* start Collected material *
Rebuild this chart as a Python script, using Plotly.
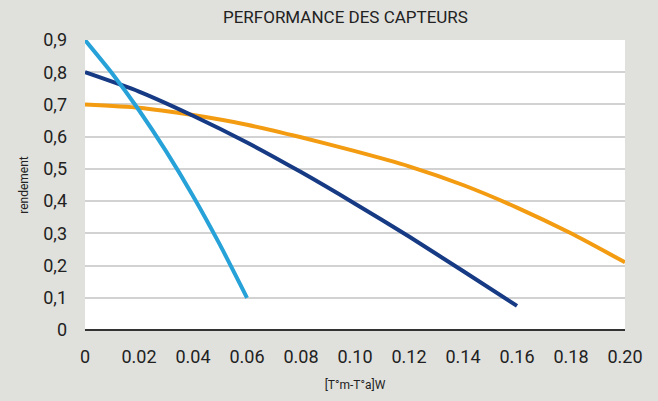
import plotly.graph_objects as go

# Collector efficiency curves: efficiency vs reduced temperature difference
x_light = [0.0, 0.01, 0.02, 0.03, 0.04, 0.05, 0.06]
eff_light = [0.90, 0.797, 0.682, 0.555, 0.416, 0.264, 0.10]

x_dark = [0.0, 0.02, 0.04, 0.06, 0.08, 0.10, 0.12, 0.14, 0.16]
eff_dark = [0.80, 0.74, 0.665, 0.582, 0.49, 0.392, 0.29, 0.183, 0.075]

x_orange = [0.0, 0.02, 0.04, 0.06, 0.08, 0.10, 0.12, 0.14, 0.16, 0.18, 0.20]
eff_orange = [0.70, 0.69, 0.667, 0.637, 0.598, 0.555, 0.508, 0.45, 0.38, 0.30, 0.21]

x_ticks = [0, 0.02, 0.04, 0.06, 0.08, 0.10, 0.12, 0.14, 0.16, 0.18, 0.20]
x_tick_labels = ["0", "0.02", "0.04", "0.06", "0.08", "0.10", "0.12", "0.14", "0.16", "0.18", "0.20"]
y_ticks = [0, 0.1, 0.2, 0.3, 0.4, 0.5, 0.6, 0.7, 0.8, 0.9]
y_tick_labels = ["0", "0,1", "0,2", "0,3", "0,4", "0,5", "0,6", "0,7", "0,8", "0,9"]

FONT = "Roboto"
BG = "#e0e0dc"
TXT = "#222222"

fig = go.Figure()
for xs, ys, color in [
    (x_orange, eff_orange, "#f39c12"),
    (x_dark, eff_dark, "#163a84"),
    (x_light, eff_light, "#27a2d8"),
]:
    fig.add_trace(go.Scatter(
        x=xs, y=ys, mode="lines",
        line=dict(color=color, width=4, shape="spline", smoothing=0.6),
        cliponaxis=False, showlegend=False, hoverinfo="skip",
    ))

fig.update_layout(
    width=658, height=401,
    margin=dict(l=85, r=33, t=40, b=71),
    paper_bgcolor=BG, plot_bgcolor="white",
    font=dict(family=FONT, color=TXT),
    title=dict(text="PERFORMANCE DES CAPTEURS", x=0.525, xanchor="center",
               y=0.958, yanchor="middle", font=dict(size=17, family=FONT, color=TXT)),
    xaxis=dict(
        range=[0, 0.2], tickvals=x_ticks, ticktext=x_tick_labels,
        showgrid=False, zeroline=False, showline=False, ticks="",
        ticklabelstandoff=14,
        tickfont=dict(size=18, family=FONT, color=TXT),
        title=dict(text="[T°m-T°a]W", font=dict(size=12, family=FONT, color=TXT), standoff=14),
    ),
    yaxis=dict(
        range=[0, 0.9], tickvals=y_ticks, ticktext=y_tick_labels,
        showgrid=True, gridcolor="#d2d2d2", gridwidth=1.5,
        zeroline=True, zerolinecolor="#333333", zerolinewidth=2,
        showline=False, ticks="", ticklabelstandoff=17,
        tickfont=dict(size=18, family=FONT, color=TXT),
        title=dict(text="rendement", font=dict(size=12, family=FONT, color=TXT), standoff=12),
    ),
)

fig.write_html("out.html")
* end Collected material *
Short problem: From the listing, extract all text exactly as given and drop any picture.

Finished exercise:
Rebuild this chart as a Python script, using Plotly.
import plotly.graph_objects as go

# Collector efficiency curves: efficiency vs reduced temperature difference
x_light = [0.0, 0.01, 0.02, 0.03, 0.04, 0.05, 0.06]
eff_light = [0.90, 0.797, 0.682, 0.555, 0.416, 0.264, 0.10]

x_dark = [0.0, 0.02, 0.04, 0.06, 0.08, 0.10, 0.12, 0.14, 0.16]
eff_dark = [0.80, 0.74, 0.665, 0.582, 0.49, 0.392, 0.29, 0.183, 0.075]

x_orange = [0.0, 0.02, 0.04, 0.06, 0.08, 0.10, 0.12, 0.14, 0.16, 0.18, 0.20]
eff_orange = [0.70, 0.69, 0.667, 0.637, 0.598, 0.555, 0.508, 0.45, 0.38, 0.30, 0.21]

x_ticks = [0, 0.02, 0.04, 0.06, 0.08, 0.10, 0.12, 0.14, 0.16, 0.18, 0.20]
x_tick_labels = ["0", "0.02", "0.04", "0.06", "0.08", "0.10", "0.12", "0.14", "0.16", "0.18", "0.20"]
y_ticks = [0, 0.1, 0.2, 0.3, 0.4, 0.5, 0.6, 0.7, 0.8, 0.9]
y_tick_labels = ["0", "0,1", "0,2", "0,3", "0,4", "0,5", "0,6", "0,7", "0,8", "0,9"]

FONT = "Roboto"
BG = "#e0e0dc"
TXT = "#222222"

fig = go.Figure()
for xs, ys, color in [
    (x_orange, eff_orange, "#f39c12"),
    (x_dark, eff_dark, "#163a84"),
    (x_light, eff_light, "#27a2d8"),
]:
    fig.add_trace(go.Scatter(
        x=xs, y=ys, mode="lines",
        line=dict(color=color, width=4, shape="spline", smoothing=0.6),
        cliponaxis=False, showlegend=False, hoverinfo="skip",
    ))

fig.update_layout(
    width=658, height=401,
    margin=dict(l=85, r=33, t=40, b=71),
    paper_bgcolor=BG, plot_bgcolor="white",
    font=dict(family=FONT, color=TXT),
    title=dict(text="PERFORMANCE DES CAPTEURS", x=0.525, xanchor="center",
               y=0.958, yanchor="middle", font=dict(size=17, family=FONT, color=TXT)),
    xaxis=dict(
        range=[0, 0.2], tickvals=x_ticks, ticktext=x_tick_labels,
        showgrid=False, zeroline=False, showline=False, ticks="",
        ticklabelstandoff=14,
        tickfont=dict(size=18, family=FONT, color=TXT),
        title=dict(text="[T°m-T°a]W", font=dict(size=12, family=FONT, color=TXT), standoff=14),
    ),
    yaxis=dict(
        range=[0, 0.9], tickvals=y_ticks, ticktext=y_tick_labels,
        showgrid=True, gridcolor="#d2d2d2", gridwidth=1.5,
        zeroline=True, zerolinecolor="#333333", zerolinewidth=2,
        showline=False, ticks="", ticklabelstandoff=17,
        tickfont=dict(size=18, family=FONT, color=TXT),
        title=dict(text="rendement", font=dict(size=12, family=FONT, color=TXT), standoff=12),
    ),
)

fig.write_html("out.html")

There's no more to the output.